If we need to store the file multiple times? My solution naturally stores the file only once and then uses the name as a reference. This has the added advantage that it's easy to find all the places where the same file is used.
How does your method affect the UX of the solution? Users can just upload files; they don't have to worry about anything, it minimises any impact on them.
How fault-tolerant is your method? It is pretty fault tolerant; although new viruses emerge and new detections are implemented, you could either record each filename and the version that was used to scan it, minimising rescan time, or you could change the namespace of the V5 GUID so that future uploaded files would be scanned again at the expense of duplicating storage.
What tools would you use? I'd store the name in a database for the user; I might use Redis to check file names to improve performance.
Why did you choose this method? The lookup of the file is an O(1) operation after the name has been created, which is the optimal approach as the system scales. The creation of the name is an O(N) operation based on the size of the file being uploaded, but I have that file and need to process it anyway so reading it seems to be something that already needs to happen.

Guiding interviewees

Suppose an interviewee started down a track of suggesting that the user should be responsible for ensuring a file existed only once. In that case, the key is to guide them into considering the poor UX this would give users. Some candidates can't get away from questions like these or challenges to the requirements, those people aren't the ones I'm looking for and if after guidance, they haven't found a solution that minimises costs and maximises UX, then I've got my answer.

Conclusion

I think it's vital to see how people reason with real-world problems rather than parrot back algorithms that you can learn by rote.

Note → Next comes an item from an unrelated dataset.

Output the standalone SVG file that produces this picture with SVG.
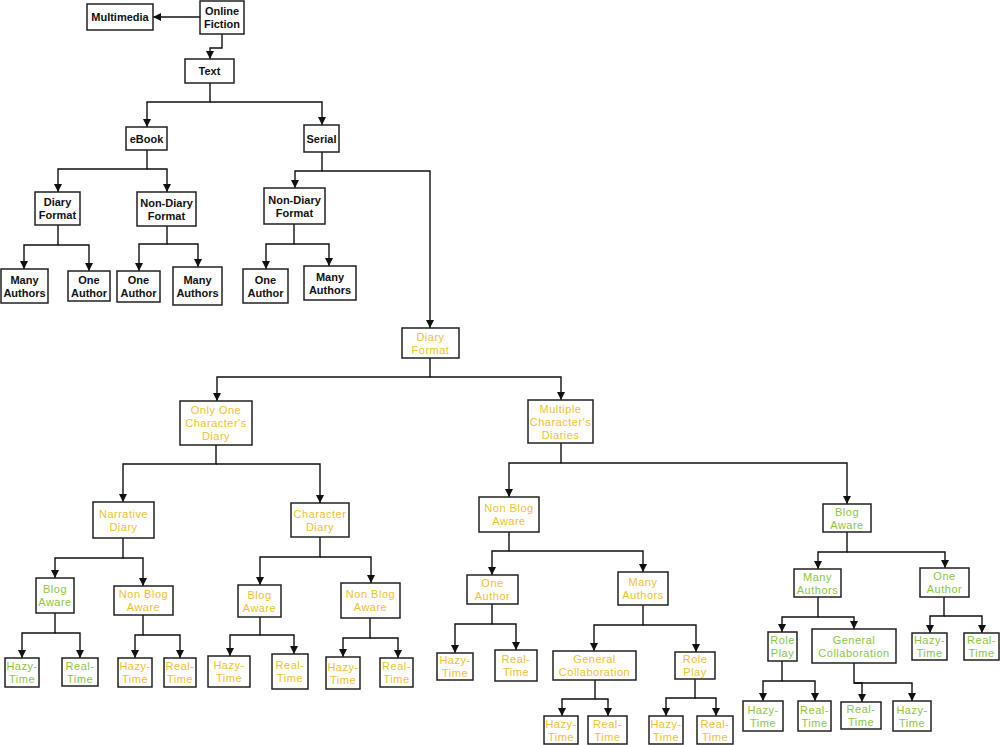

There are, of course, many ways to solve this problem; it's by understanding the thought processes of the interviewee that you learn their style and their ways of reasoning. This is the vital thing for me.

Top comments (3)

GrahamTheDev • Dec 8 '24 • Edited

Interesting question, I also like that you can branch off into different scenarios to push this further.

One bit I might have answered differently (and it may be I haven't thought it through) is the:

although new viruses emerge and new detections are implemented, you could either record each filename and the version that was used to scan it, minimising rescan time, or you could change the namespace of the V5 GUID so that future uploaded files would be scanned again at the expense of duplicating storage.

I would have suggested file upload dates here. Then if we know a vulnerability affects all scans before, after or between certain dates we can use that for rescanning purposes.

Obviously means keep tracking of versions used between what dates, but seems cleaner as no extra metadata / duplication is needed?

I may have missed a scenario where that doesn't work though?